A rectangular hollow, barely half a metre deep and not much wider, has its sides lined with upright stone slabs in the manner of a cist, the term archaeologists use for a box-like stone-lined grave or container typically associated with prehistoric burial. But whether that is what this actually is remains genuinely open. No one has settled the question.

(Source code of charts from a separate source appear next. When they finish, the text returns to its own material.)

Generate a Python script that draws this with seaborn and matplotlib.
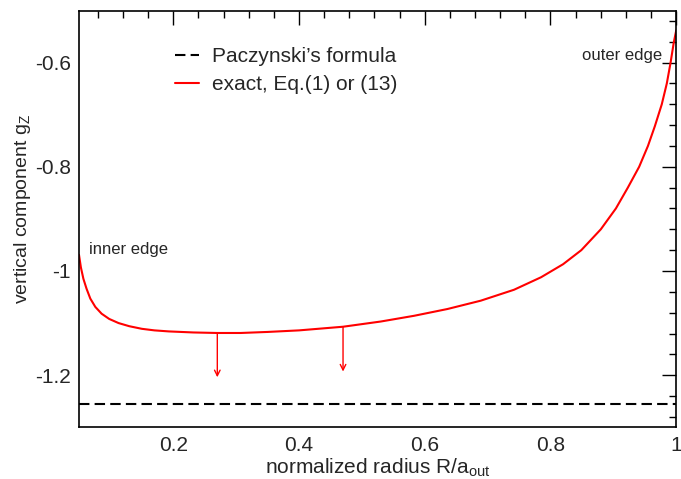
import matplotlib
matplotlib.use("Agg")
import matplotlib.pyplot as plt
import seaborn as sns
import pandas as pd
from matplotlib.ticker import MultipleLocator, FuncFormatter

sns.set_theme(style="white")
plt.rcParams['font.family'] = ['Liberation Sans', 'DejaVu Sans']
plt.rcParams['axes.unicode_minus'] = False
plt.rcParams['mathtext.fontset'] = 'custom'
plt.rcParams['mathtext.rm'] = 'Liberation Sans'

# exact curve
radius = [0.050, 0.053, 0.057, 0.062, 0.068, 0.076, 0.086, 0.098, 0.113, 0.130, 0.150,
          0.170, 0.193, 0.232, 0.270, 0.307, 0.350, 0.400, 0.470, 0.530, 0.583,
          0.636, 0.689, 0.742, 0.785, 0.820, 0.849, 0.880, 0.904, 0.923, 0.941,
          0.955, 0.966, 0.977, 0.985, 0.991, 0.996, 1.000]
g_exact = [-0.969, -0.993, -1.015, -1.034, -1.053, -1.069, -1.082, -1.092, -1.100, -1.106, -1.111,
           -1.114, -1.116, -1.118, -1.119, -1.119, -1.117, -1.114, -1.107, -1.097, -1.086,
           -1.073, -1.057, -1.036, -1.012, -0.987, -0.960, -0.920, -0.880, -0.840, -0.800,
           -0.760, -0.722, -0.680, -0.640, -0.600, -0.562, -0.538]

# Paczynski's formula (constant)
pac_x = [0.05, 1.0]
pac_y = [-1.256, -1.256]

# arrows
arrow_x = [0.27, 0.47]
arrow_from = [-1.119, -1.107]
arrow_to = [-1.204, -1.193]

df_exact = pd.DataFrame({"R": radius, "g": g_exact})
df_pac = pd.DataFrame({"R": pac_x, "g": pac_y})

fig = plt.figure(figsize=(6.81, 4.79), dpi=100)
ax = fig.add_axes([0.116, 0.108, 0.877, 0.870])

sns.lineplot(data=df_pac, x="R", y="g", ax=ax, color="black", lw=1.5,
             linestyle=(0, (5, 2.5)), label="Paczynski\u2019s formula")
sns.lineplot(data=df_exact, x="R", y="g", ax=ax, color="red", lw=1.5,
             label="exact, Eq.(1) or (13)")

for xa, y0, y1 in zip(arrow_x, arrow_from, arrow_to):
    ax.annotate("", xy=(xa, y1), xytext=(xa, y0),
                arrowprops=dict(arrowstyle="->", color="red", lw=1.0,
                                shrinkA=0, shrinkB=0, mutation_scale=10))

ax.text(0.066, -0.958, "inner edge", fontsize=12, ha="left", va="center")
ax.text(0.977, -0.586, "outer edge", fontsize=12, ha="right", va="center")

ax.set_xlim(0.05, 1.0)
ax.set_ylim(-1.3, -0.5)
ax.xaxis.set_major_locator(MultipleLocator(0.2))
ax.xaxis.set_minor_locator(MultipleLocator(0.04))
ax.yaxis.set_major_locator(MultipleLocator(0.2))
ax.yaxis.set_minor_locator(MultipleLocator(0.04))
fmt = FuncFormatter(lambda v, p: "%g" % round(v, 3))
ax.xaxis.set_major_formatter(fmt)
ax.yaxis.set_major_formatter(fmt)
ax.tick_params(which="both", direction="in", top=True, right=True, color="black",
               labelsize=15, width=1.0)
ax.tick_params(which="major", length=10, pad=6)
ax.tick_params(which="minor", length=5)
for s in ax.spines.values():
    s.set_color("black")
    s.set_linewidth(1.2)

ax.set_xlabel(r"normalized radius R/a$_\mathrm{out}$", fontsize=15, labelpad=1)
ax.set_ylabel(r"vertical component g$_\mathrm{Z}$", fontsize=14)
ax.yaxis.set_label_coords(-0.077, 0.524)

leg = ax.legend(loc="upper left", bbox_to_anchor=(0.161, 0.913), frameon=False,
                fontsize=15, handlelength=1.15, handletextpad=0.62, labelspacing=0.45,
                borderpad=0, borderaxespad=0)

fig.savefig("out.png", dpi=100)
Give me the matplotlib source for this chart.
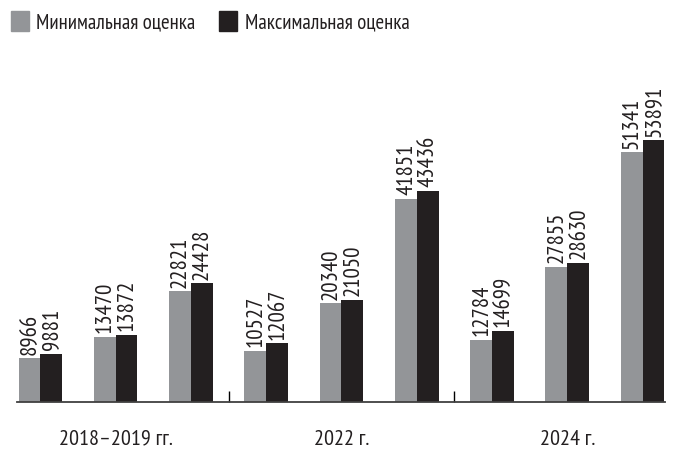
import matplotlib.pyplot as plt
import numpy as np
from matplotlib.patches import Patch

# data
GROUPS = ["2018–2019 гг.", "2022 г.", "2024 г."]
MIN_EST = [8966, 13470, 22821, 10527, 20340, 41851, 12784, 27855, 51341]
MAX_EST = [9881, 13872, 24428, 12067, 21050, 43436, 14699, 28630, 53891]
SERIES = ["Минимальная оценка", "Максимальная оценка"]

GRAY = "#939598"
BLACK = "#231f20"
# narrow sans first, DejaVu as last resort
FONT = ["PT Sans Narrow", "Roboto Condensed", "Open Sans Condensed", "DejaVu Sans"]

plt.rcParams["font.family"] = FONT

fig = plt.figure(figsize=(6.73, 4.49), dpi=100)
ax = fig.add_axes([0.0253, 0.1047, 0.963, 0.7572])

x = np.arange(len(MIN_EST))
w = 0.29
b1 = ax.bar(x - w / 2, MIN_EST, width=w, color=GRAY)
b2 = ax.bar(x + w / 2, MAX_EST, width=w, color=BLACK)

for bars, vals in ((b1, MIN_EST), (b2, MAX_EST)):
    for rect, v in zip(bars, vals):
        ax.annotate(str(v), (rect.get_x() + rect.get_width() / 2, rect.get_height()),
                    xytext=(0.5, 2.5), textcoords="offset points", rotation=90,
                    ha="center", va="bottom", fontsize=16.5, color="#231f20")

ax.set_xlim(-0.31, 8.30)
ax.set_ylim(0, 69940)

for s in ("top", "right", "left"):
    ax.spines[s].set_visible(False)
ax.spines["bottom"].set_color("#404040")
ax.spines["bottom"].set_linewidth(1.3)
ax.set_yticks([])

# group separators as inward ticks, group names as minor tick labels
ax.set_xticks([2.5, 5.5])
ax.set_xticklabels([])
ax.tick_params(axis="x", which="major", direction="in", length=8, width=1, color="black")
ax.set_xticks([1, 4, 7], minor=True)
ax.set_xticklabels(GROUPS, minor=True, fontsize=16, color="#231f20")
ax.tick_params(axis="x", which="minor", length=0, pad=20)

handles = [Patch(color=GRAY), Patch(color=BLACK)]
fig.legend(handles, SERIES, loc="upper left", bbox_to_anchor=(11 / 673, 1 - 11 / 449),
           ncol=2, frameon=False, fontsize=15, handlelength=0.86, handleheight=1.1,
           handletextpad=0.35, columnspacing=1.15, borderpad=0, borderaxespad=0,
           labelcolor="#231f20")

plt.savefig("out.png", dpi=100)
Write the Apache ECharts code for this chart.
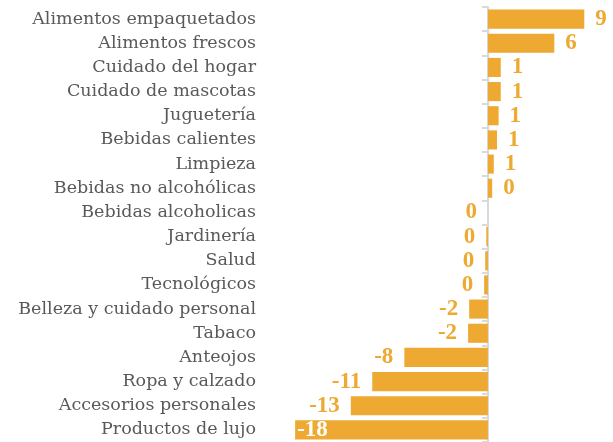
<!DOCTYPE html>
<html>
<head>
<meta charset="utf-8">
<script src="https://cdn.jsdelivr.net/npm/echarts@6/dist/echarts.min.js"></script>
<style>
  html, body { margin: 0; padding: 0; background: #fff; }
  #chart { width: 613px; height: 442px; }
</style>
</head>
<body>
<div id="chart"></div>
<script>
const categories = [
  "Alimentos empaquetados", "Alimentos frescos", "Cuidado del hogar",
  "Cuidado de mascotas", "Juguetería", "Bebidas calientes", "Limpieza",
  "Bebidas no alcohólicas", "Bebidas alcoholicas", "Jardinería", "Salud",
  "Tecnológicos", "Belleza y cuidado personal", "Tabaco", "Anteojos",
  "Ropa y calzado", "Accesorios personales", "Productos de lujo"
];
const values = [9.0, 6.2, 1.2, 1.2, 1.0, 0.85, 0.55, 0.4, 0, -0.15, -0.25, -0.35,
  -1.75, -1.85, -7.8, -10.8, -12.8, -18.0];
const valueLabels = ["9", "6", "1", "1", "1", "1", "1", "0", "0", "0", "0", "0",
  "-2", "-2", "-8", "-11", "-13", "-18"];

const barColor = "#EDA931";
const catFont = "'DejaVu Serif', serif";
const numFont = "'Liberation Serif', serif";

const chart = echarts.init(document.getElementById("chart"));

const seriesData = values.map((v, i) => {
  const item = { value: v, label: { position: v > 0 ? "right" : "left" } };
  // the longest negative bar carries its label inside, in white
  if (i === values.length - 1) {
    item.label = { position: "insideLeft", color: "#fff", distance: 2 };
  }
  return item;
});

const option = {
  animation: false,
  grid: { left: 263, right: 18, top: 7, bottom: -1 },
  xAxis: {
    type: "value",
    min: -21,
    max: 10,
    show: false
  },
  yAxis: [
    {
      type: "category",
      data: categories,
      inverse: true,
      position: "left",
      axisLine: { show: false, onZero: false },
      axisTick: { show: false },
      axisLabel: {
        color: "#595959",
        fontFamily: catFont,
        fontSize: 17.5,
        margin: 7
      }
    },
    {
      type: "category",
      data: categories,
      inverse: true,
      position: "right",
      axisLine: { show: true, onZero: true, lineStyle: { color: "#D9D9D9", width: 2 } },
      axisTick: { show: true, inside: true, length: 6, lineStyle: { color: "#D9D9D9", width: 2 } },
      axisLabel: { show: false }
    }
  ],
  series: [
    {
      type: "bar",
      yAxisIndex: 0,
      data: seriesData,
      barCategoryGap: "21%",
      itemStyle: { color: barColor },
      label: {
        show: true,
        distance: 11,
        color: barColor,
        fontFamily: numFont,
        fontWeight: "bold",
        fontSize: 23,
        formatter: (p) => valueLabels[p.dataIndex]
      }
    }
  ]
};

chart.setOption(option);
</script>
</body>
</html>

The confusion surrounding the site has a longer history. An earlier recorder, working for the Office of Public Works, noted a caher and a souterrain at this location. A caher is a stone-walled circular fort, and a souterrain is an underground stone-lined passage, often associated with early medieval settlement. It now appears he was describing a different monument entirely, a stone fort that sits roughly 210 metres to the south-west. What was left behind at the Baslickane location, once that misidentification was unpicked, is something smaller and harder to classify: the slab-lined depression, and alongside it to the west, a loose arrangement of earth-embedded boulders and a low, poorly defined mound about five metres across and half a metre high. The mound is slight enough that it might easily be passed over. The relationship between the hollow, the boulders, and the mound is not understood, and the site has not yielded the kind of evidence that would allow a confident interpretation.